People are agitating online (and elsewhere) for an end to herbicide spraying in the forest. This is a tough one for the forest companies, which rely on such treatments to meet their reforestation targets. Simply put, the conifer seedlings don’t do very well when they are overwhelmed by faster-growing trees and shrubs (mainly aspen, poplar and willow). The companies are obligated (by the government) to have those spruce forests up to a certain height in a certain number of years. That’s how it’s done. Does it have to be?

The anti-herbicide people have a probably quite legitimate dislike of chemicals used on such a scale. So, the dilemma.

What to do? There are alternatives to chemicals, but they are almost certainly much more expensive. Other types of chemicals? There’s a debate to be had here, and we look forward to seeing how and where it goes. The antis need to acknowledge – for one thing – that what they are proposing may result in tipping an industry into the red. Jobs may be at stake. They might not want to hear this, but they need to acknowledge it.
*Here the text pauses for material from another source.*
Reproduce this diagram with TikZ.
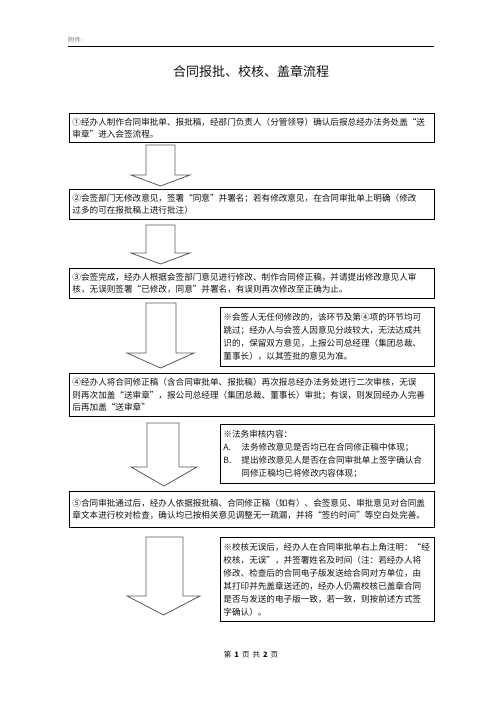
\documentclass[tikz,border=0pt]{standalone}
\usepackage{fontspec}
\setmainfont{Noto Sans CJK SC}
\usetikzlibrary{positioning}
\definecolor{ink}{HTML}{111111}
\definecolor{muted}{HTML}{777777}
\definecolor{arrowc}{HTML}{5A5A5A}

\begin{document}
\begin{tikzpicture}[
  x=1pt,y=-1pt,
  step box/.style={draw=black,line width=0.9pt,anchor=north west,text=ink,
                   text width=359pt,align=left,inner xsep=3pt,inner ysep=2pt,
                   font=\fontsize{8.6}{12.5}\selectfont},
  note box/.style={step box,text width=208pt,font=\fontsize{8.6}{13}\selectfont},
  blk/.style={draw=arrowc,fill=white,line width=0.8pt,line join=miter},
]
\useasboundingbox (0,0) rectangle (496,702);

%---------------------------------------------------------------- header ---
\node[anchor=base west,font=\fontsize{6.5}{7}\selectfont,text=muted,inner sep=0pt]
  (attach) at (68,42) {附件：};
\coordinate (ruleL) at (68,46);
\coordinate (ruleR) at (434,46);
\draw[line width=0.9pt] (ruleL) -- (ruleR);
\node[font=\fontsize{13}{15}\selectfont,text=ink] (title) at (251,71)
  {合同报批、校核、盖章流程};

%----------------------------------------------------------------- steps ---
\node[step box,minimum height=29pt] (s1) at (69,113)
  {①经办人制作合同审批单、报批稿，经部门负责人（分管领导）确认后报总经办法务处盖“送\\
   审章”进入会签流程。};
\node[step box,minimum height=30pt] (s2) at (69,189)
  {②会签部门无修改意见，签署“同意”并署名；若有修改意见，在合同审批单上明确（修改\\
   过多的可在报批稿上进行批注）};
\node[step box,minimum height=30pt] (s3) at (69,268)
  {③会签完成，经办人根据会签部门意见进行修改、制作合同修正稿，并请提出修改意见人审\\
   核，无误则签署“已修改，同意”并署名，有误则再次修改至正确为止。};
\node[step box,minimum height=43pt] (s4) at (69,373)
  {④经办人将合同修正稿（含合同审批单、报批稿）再次报总经办法务处进行二次审核，无误\\
   则再次加盖“送审章”，报公司总经理（集团总裁、董事长）审批；有误，则发回经办人完善\\
   后再加盖“送审章”};
\node[step box,minimum height=36pt] (s5) at (69,491)
  {⑤合同审批通过后，经办人依据报批稿、合同修正稿（如有）、会签意见、审批意见对合同盖\\
   章文本进行校对检查，确认均已按相关意见调整无一疏漏，并将“签约时间”等空白处完善。};

%----------------------------------------------------------------- notes ---
\node[note box,minimum height=59pt] (n1) at (220,307)
  {※会签人无任何修改的，该环节及第④项的环节均可\\
   跳过；经办人与会签人因意见分歧较大，无法达成共\\
   识的，保留双方意见，上报公司总经理（集团总裁、\\
   董事长），以其签批的意见为准。};
\node[note box,minimum height=59pt] (n2) at (220,424)
  {※法务审核内容：\\
   \makebox[18pt][l]{A.}法务修改意见是否均已在合同修正稿中体现；\\
   \makebox[18pt][l]{B.}提出修改意见人是否在合同审批单上签字确认合\\
   \hspace*{18pt}同修正稿均已将修改内容体现；};
\node[note box,minimum height=84pt] (n3) at (220,537)
  {※校核无误后，经办人在合同审批单右上角注明：“经\\
   校核，无误”，并签署姓名及时间（注：若经办人将\\
   修改、检查后的合同电子版发送给合同对方单位，由\\
   其打印并先盖章送还的，经办人仍需校核已盖章合同\\
   是否与发送的电子版一致，若一致，则按前述方式签\\
   字确认）。};

%---------------------------------------------------------------- arrows ---
\foreach \xl/\xr/\yt/\ys/\wl/\wr/\yb in {146/175/145/175/131/190/186,
    146/175/225/253/131/190/264, 146/176/303/353/127/194/368,
    147/179/423/467/131/197/486, 146/183/537/596/127/200/615}{
  \draw[blk] (\xl,\yt) -- (\xl,\ys) -- (\wl,\ys) -- ({(\wl+\wr)/2},\yb)
    -- (\wr,\ys) -- (\xr,\ys) -- (\xr,\yt) -- cycle;
}

%---------------------------------------------------------------- footer ---
\node[font=\fontsize{7.5}{9}\selectfont,text=ink] (page) at (251,655)
  {第\hspace{3pt}\textbf{1}\hspace{3pt}页\hspace{3pt}共\hspace{3pt}\textbf{2}\hspace{3pt}页};

\end{tikzpicture}
\end{document}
On the other side industry needs to come clean on chemicals, if in fact it hasn’t. In any case, it is well aware that it operates under ‘public license,’ and is required to seek public input into forest management strategies. It’s worth noting here that not many people show up to the open houses these companies organize. That itself can indicate that the public is generally uninterested (and therefore tacitly in favour) of whatever is going on.